In January, it launched an anti-dumping process into EU brandy shipments, broadly seen as comeuppance for France, which was – along with Spain – among the strongest backers of the EV action. France shipped US$1.8 billion in cognac to China last year, customs records show.

In the past month, state media have carried threats of tariffs on EU pork as well as the automotive, aviation and dairy sectors.

“China will closely follow the EU’s subsequent progress and will resolutely take all necessary measures to firmly defend the legitimate rights and interests of Chinese companies,” the commerce ministry statement said.

Brussels is confident that it has a watertight case for the tariffs, and would welcome a WTO challenge, where it would point to the fact that some Chinese companies will pay lower duties than European rivals.

Their investigators turned up subsidies everywhere they looked. Lithium processers and battery makers were told by the state to sell to EV companies below market rates, they said, while the car companies were exempt from battery consumption taxes.

The firms issued green bonds that government-run financial institutions were ordered to buy, and were granted concessional land, income tax breaks and cheap refinancing options mandated by the People’s Bank of China, the central bank.

An intersection of a Geely Zeekr electric vehicle, the high-end electric car brand under Zhejiang Geely Holding Group. Photo: Bloomberg

The EU believes its companies suffered as a result. Between January 2020 and September 2023, Chinese companies increased their EU market share from 4 per cent to 25 per cent, while local rivals’ share dropped from 69 per cent to almost 60 per cent, officials said.

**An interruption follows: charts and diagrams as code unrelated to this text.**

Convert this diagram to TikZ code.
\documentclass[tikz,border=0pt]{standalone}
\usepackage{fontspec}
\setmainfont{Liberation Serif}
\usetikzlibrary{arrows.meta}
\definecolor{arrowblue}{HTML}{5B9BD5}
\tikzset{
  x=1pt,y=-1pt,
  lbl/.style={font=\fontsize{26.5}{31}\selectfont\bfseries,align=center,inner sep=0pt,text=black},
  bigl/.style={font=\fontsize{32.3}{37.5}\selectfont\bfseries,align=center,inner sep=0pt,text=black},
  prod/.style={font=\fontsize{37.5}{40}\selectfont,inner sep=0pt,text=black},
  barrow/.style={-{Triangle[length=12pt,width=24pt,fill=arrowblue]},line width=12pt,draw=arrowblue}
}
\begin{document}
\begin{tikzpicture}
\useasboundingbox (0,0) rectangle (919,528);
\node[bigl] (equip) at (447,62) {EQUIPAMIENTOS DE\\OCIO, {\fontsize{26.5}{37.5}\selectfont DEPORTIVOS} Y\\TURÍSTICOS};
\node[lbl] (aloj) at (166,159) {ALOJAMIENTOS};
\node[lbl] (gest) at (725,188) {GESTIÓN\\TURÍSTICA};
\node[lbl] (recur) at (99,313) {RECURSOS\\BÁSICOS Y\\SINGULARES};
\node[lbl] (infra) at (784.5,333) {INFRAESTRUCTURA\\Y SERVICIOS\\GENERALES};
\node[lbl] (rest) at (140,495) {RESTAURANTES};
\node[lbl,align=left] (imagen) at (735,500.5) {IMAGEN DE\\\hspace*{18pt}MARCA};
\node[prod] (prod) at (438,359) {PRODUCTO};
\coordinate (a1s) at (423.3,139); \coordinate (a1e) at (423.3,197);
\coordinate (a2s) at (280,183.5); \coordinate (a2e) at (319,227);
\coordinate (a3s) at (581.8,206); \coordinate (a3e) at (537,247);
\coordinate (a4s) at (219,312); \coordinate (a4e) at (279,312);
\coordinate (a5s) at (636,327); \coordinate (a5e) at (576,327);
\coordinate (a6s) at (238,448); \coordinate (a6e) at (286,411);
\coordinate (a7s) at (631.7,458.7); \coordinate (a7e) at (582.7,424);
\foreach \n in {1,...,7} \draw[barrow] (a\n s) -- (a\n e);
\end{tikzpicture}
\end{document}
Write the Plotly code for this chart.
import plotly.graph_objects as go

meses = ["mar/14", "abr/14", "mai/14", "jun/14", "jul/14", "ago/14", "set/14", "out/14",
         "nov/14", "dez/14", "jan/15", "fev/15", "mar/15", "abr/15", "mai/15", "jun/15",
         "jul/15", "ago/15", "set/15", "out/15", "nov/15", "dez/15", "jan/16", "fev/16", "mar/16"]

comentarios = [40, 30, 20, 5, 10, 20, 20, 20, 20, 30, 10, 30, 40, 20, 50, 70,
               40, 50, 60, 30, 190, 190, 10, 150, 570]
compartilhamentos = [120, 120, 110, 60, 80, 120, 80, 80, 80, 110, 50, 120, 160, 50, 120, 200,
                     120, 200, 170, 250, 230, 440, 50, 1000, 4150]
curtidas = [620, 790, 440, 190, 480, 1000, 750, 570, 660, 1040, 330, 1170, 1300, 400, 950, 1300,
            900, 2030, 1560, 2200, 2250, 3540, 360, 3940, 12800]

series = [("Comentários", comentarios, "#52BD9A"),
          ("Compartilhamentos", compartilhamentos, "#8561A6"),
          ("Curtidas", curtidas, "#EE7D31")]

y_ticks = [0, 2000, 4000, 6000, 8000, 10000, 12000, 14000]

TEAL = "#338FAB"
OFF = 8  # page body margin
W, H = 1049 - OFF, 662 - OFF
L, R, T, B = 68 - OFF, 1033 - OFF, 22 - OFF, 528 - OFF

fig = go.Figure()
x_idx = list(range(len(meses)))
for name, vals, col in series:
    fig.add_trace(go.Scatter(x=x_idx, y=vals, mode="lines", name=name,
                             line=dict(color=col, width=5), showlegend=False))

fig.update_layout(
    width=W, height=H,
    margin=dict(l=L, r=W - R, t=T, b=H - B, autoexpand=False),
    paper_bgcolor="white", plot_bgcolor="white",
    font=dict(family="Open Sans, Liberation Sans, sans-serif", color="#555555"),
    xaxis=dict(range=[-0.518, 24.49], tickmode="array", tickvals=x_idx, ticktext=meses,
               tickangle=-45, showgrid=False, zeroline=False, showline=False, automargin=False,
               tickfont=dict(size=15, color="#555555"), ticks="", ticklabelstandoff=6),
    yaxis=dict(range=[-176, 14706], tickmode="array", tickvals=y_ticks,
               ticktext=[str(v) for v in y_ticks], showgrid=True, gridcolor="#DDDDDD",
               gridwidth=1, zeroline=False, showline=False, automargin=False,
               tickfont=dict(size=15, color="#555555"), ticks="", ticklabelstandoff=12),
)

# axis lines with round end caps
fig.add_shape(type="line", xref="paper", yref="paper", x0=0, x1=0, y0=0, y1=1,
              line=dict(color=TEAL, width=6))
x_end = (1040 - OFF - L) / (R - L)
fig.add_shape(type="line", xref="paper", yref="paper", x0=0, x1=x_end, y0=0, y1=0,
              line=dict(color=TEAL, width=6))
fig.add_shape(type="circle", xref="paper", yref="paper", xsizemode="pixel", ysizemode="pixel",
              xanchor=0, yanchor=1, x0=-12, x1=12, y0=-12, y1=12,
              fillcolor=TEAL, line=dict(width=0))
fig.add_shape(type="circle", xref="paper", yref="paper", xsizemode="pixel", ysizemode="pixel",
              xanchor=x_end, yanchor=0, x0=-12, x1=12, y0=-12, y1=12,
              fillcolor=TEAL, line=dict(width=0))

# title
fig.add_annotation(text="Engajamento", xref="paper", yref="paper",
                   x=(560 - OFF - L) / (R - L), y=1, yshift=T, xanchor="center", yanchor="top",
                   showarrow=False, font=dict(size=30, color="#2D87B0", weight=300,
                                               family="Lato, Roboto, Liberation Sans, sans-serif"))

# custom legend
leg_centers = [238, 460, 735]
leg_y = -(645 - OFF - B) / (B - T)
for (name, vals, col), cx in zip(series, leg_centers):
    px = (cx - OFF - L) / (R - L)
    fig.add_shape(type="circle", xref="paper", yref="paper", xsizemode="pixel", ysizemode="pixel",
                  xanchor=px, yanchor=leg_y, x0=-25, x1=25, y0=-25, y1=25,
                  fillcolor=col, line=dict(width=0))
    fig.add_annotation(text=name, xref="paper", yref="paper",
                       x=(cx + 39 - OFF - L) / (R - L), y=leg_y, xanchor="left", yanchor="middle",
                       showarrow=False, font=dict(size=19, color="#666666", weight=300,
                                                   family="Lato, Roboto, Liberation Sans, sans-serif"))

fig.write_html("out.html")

Chinese subsidies “jeopardised” Europe’s green transition, they added, by suppressing the price at which European companies could sell EVs, meaning in some cases, they were incurring losses on each vehicle sold.

To environmentalists, who hold little truck with German car companies slow to wean themselves off combustion engines, it will sound like sour grapes.

“We want no tariffs that would not help us achieve our decarbonisation targets,” Malta’s energy minister, Miriam Dalli, told the Post last month. “Having products that are more pricey will not help us arrive at the ambitious targets.”

But in Brussels, getting the probe over the line was seen as a test of its credibility, with officials saying they had to show China they not only bark, but bite too.

The three Chinese car companies now have four days to point out any flaws in the calculations, after which time member states have until July 15 to voice their own concerns.

The saga has pitted capitals against each other, with Paris cheering von der Leyen on, even as Berlin worked behind the scenes to kill it. At meetings, one senior official said, the Germans had even used the term “so-called overcapacity”, in a sign of how aligned they were with Beijing.

Duties that will hold for five years must be set in early November, with some speculating that the next four months will be a mixture of retaliatory measures and frantic diplomacy.

“The focus now must be on keeping negative effects on international supply chains and European companies as low as possible,” said Wolfgang Niedermark, a board member at the Federation of German Industries.

“European companies have no interest in a trade conflict with China escalating.”